Learning language is hard, y’all. Learning as an adult, compared to how children pick up new languages with infuriating ease, is a whole ‘nother level of difficulty.
I’ve had some great successes in learning. I work in Finnish at a part-time job, and I can communicate with people in Finnish now. Although I’m constantly trying to hone and polish my grammar so I sound more like myself, just in Finnish, I also get great satisfaction out of recalling from memory a new phrase or verb that better expresses what I’m trying to say.
With that said, I wish I could regale you with stories about my smooth-sailing success in learning Finnish, but those who have actually put in the effort to learn any language as an adult will chortle at all the times they had a perfect sentence drafted in their head which subsequently left their mouth sounding vastly different.
Bumcheek Festival
Take for instance the yearly Pakanafestarit. It’s pretty cool if you like all things related to Nordic folklore and mythology. I like spooky/witchy-related anything: tarot cards, books about the occult, you name it. I could sit and read H.P. Lovecraft over endless hot drinks for hours (this presumes one has free time, of which I long for a surplus). There’s not just vendors but lectures, demonstrations,and a general nice vibe to the whole event.

Last year I went to the festival with my daughter. When it was time to get ready to go to the event, I said to her ”Alright sweetie, let’s head to the pakarafestarit!”
Pakara means buttocks/gluteals in Finnish. So, I basically told my kid that we’re going to the buttcheek festival. The gluteus festivus. The junk-in-the-trunk jubilee, even.
Cue hysterical giggling and her roasting me about it. Said roasting continues to this day.
What Cabbage?
Broccoli (Brassica oleracea var. italica) is an edible green plant in the cabbage family (family Brassicaceae, genus Brassica) whose large flowering head, stalk and small associated leaves are eaten as a vegetable. Broccoli in Finnish is parsakaali, so literally “asparagus cabbage”, since parsa on its own means asparagus, and kaali on its own means cabbage. We like compound words ’round these parts.

Broccoli is also the vegetable I was trying to refer to when I slipped up that one time, again, in front of my kid. I said “persekaali”. This is of course ridiculous and funny because the vulgar term for buttocks in Finnish is perse. Yes indeed, I said “ass cabbage”.

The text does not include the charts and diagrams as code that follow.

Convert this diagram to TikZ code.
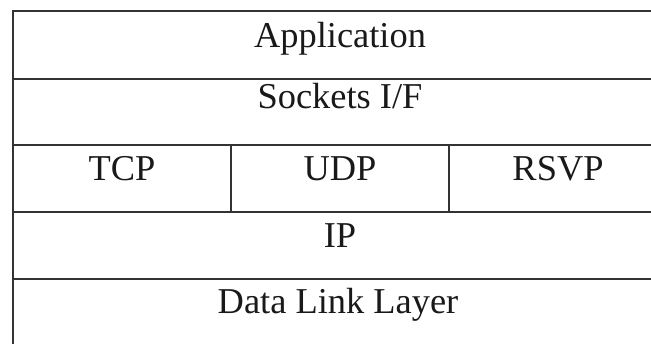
\documentclass[tikz,border=0pt]{standalone}
\usepackage{fontspec}
\setmainfont{Liberation Serif}
\tikzset{layer/.style={anchor=base, font=\fontsize{18.2}{22}\selectfont, text=black!90}}
\begin{document}
\begin{tikzpicture}[x=0.5pt, y=-0.5pt, line width=1.1pt, draw=black!80]
\useasboundingbox (0,0) rectangle (651,343);
\clip (0,0) rectangle (651,343);
  \draw (13,11) rectangle (667,360);
  \foreach \y in {79,145,212,279}
    \draw (13,\y) -- (667,\y);
  \draw (231,145) -- (231,212);
  \draw (449,145) -- (449,212);
  \node[layer] (app) at (340,47) {Application};
  \node[layer] (sock) at (340,108) {Sockets I/F};
  \node[layer] (tcp) at (122,180) {TCP};
  \node[layer] (udp) at (340,180) {UDP};
  \node[layer] (rsvp) at (558,180) {RSVP};
  \node[layer] (ip) at (340,247.5) {IP};
  \node[layer] (dll) at (338,313) {Data Link Layer};
\end{tikzpicture}
\end{document}
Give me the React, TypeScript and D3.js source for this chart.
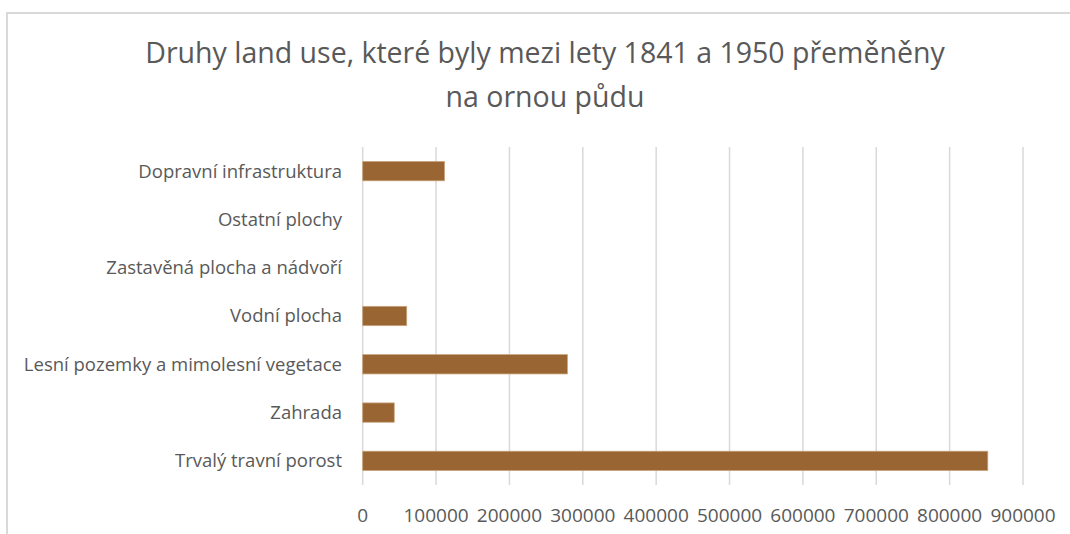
import React from "react";
import * as d3 from "d3";

const categories = [
  "Dopravní infrastruktura",
  "Ostatní plochy",
  "Zastavěná plocha a nádvoří ",
  "Vodní plocha",
  "Lesní pozemky a mimolesní vegetace",
  "Zahrada",
  "Trvalý travní porost",
];
const values = [111500, 0, 0, 60000, 279000, 43000, 852000];
const xTicks = [0, 100000, 200000, 300000, 400000, 500000, 600000, 700000, 800000, 900000];
const titleLines = [
  "Druhy land use, které byly mezi lety 1841 a 1950 přeměněny",
  "na ornou půdu",
];

const W = 1070;
const H = 534;

export default function App() {
  const x = d3.scaleLinear().domain([0, 900000]).range([362.7, 1023]);
  const y = d3.scaleBand<string>().domain(categories).range([147, 485]).paddingInner(0.6).paddingOuter(0.3);
  const font = "'Open Sans', sans-serif";
  return (
    <svg width={W} height={H} style={{ position: "absolute", left: 0, top: 0 }}>
      <rect x={0} y={0} width={W} height={H} fill="#fff" />
      <path d={`M7,${H} L7,13 L${W},13`} fill="none" stroke="#d9d9d9" strokeWidth={2} />
      {titleLines.map((t, i) => (
        <text key={i} x={545} y={63 + i * 44} textAnchor="middle" fontFamily={font} fontSize={28.5} fill="#595959">
          {t}
        </text>
      ))}
      {xTicks.map((t) => (
        <line key={t} x1={x(t)} x2={x(t)} y1={147} y2={485} stroke="#d9d9d9" strokeWidth={1.5} />
      ))}
      {categories.map((c, i) => (
        <rect
          key={c}
          x={x(0)}
          y={y(c)}
          width={x(values[i]) - x(0)}
          height={y.bandwidth()}
          fill="#996633"
          stroke={values[i] > 0 ? "#c9a27a" : "none"}
          strokeWidth={0.75}
        />
      ))}
      {categories.map((c) => (
        <text key={c} x={342} y={(y(c) as number) + y.bandwidth() / 2} dy="0.35em" textAnchor="end" fontFamily={font} fontSize={18.5} fill="#595959">
          {c}
        </text>
      ))}
      {xTicks.map((t) => (
        <text key={t} x={x(t)} y={522} textAnchor="middle" fontFamily={font} fontSize={19} fill="#595959">
          {t}
        </text>
      ))}
    </svg>
  );
}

Once again cue the raucous giggling and my kid going “moooooom you said a bad wooooord!” I rolled my eyes and smiled at her, letting her cackle at my silly mistake.
I have made worse mistakes than this and I’ll continue to make silly mistakes – I still do it even in English! I like to write about these types of things the most because they 1) are both super funny and deliciously awkward, and 2) remind other learners that we all make mistakes because that’s normal. Accidentally saying something vulgar in the language you’re learning is par for the course, and dare I say it, a rite of passage.
What’s your most embarrassing slip-up in a language you were learning?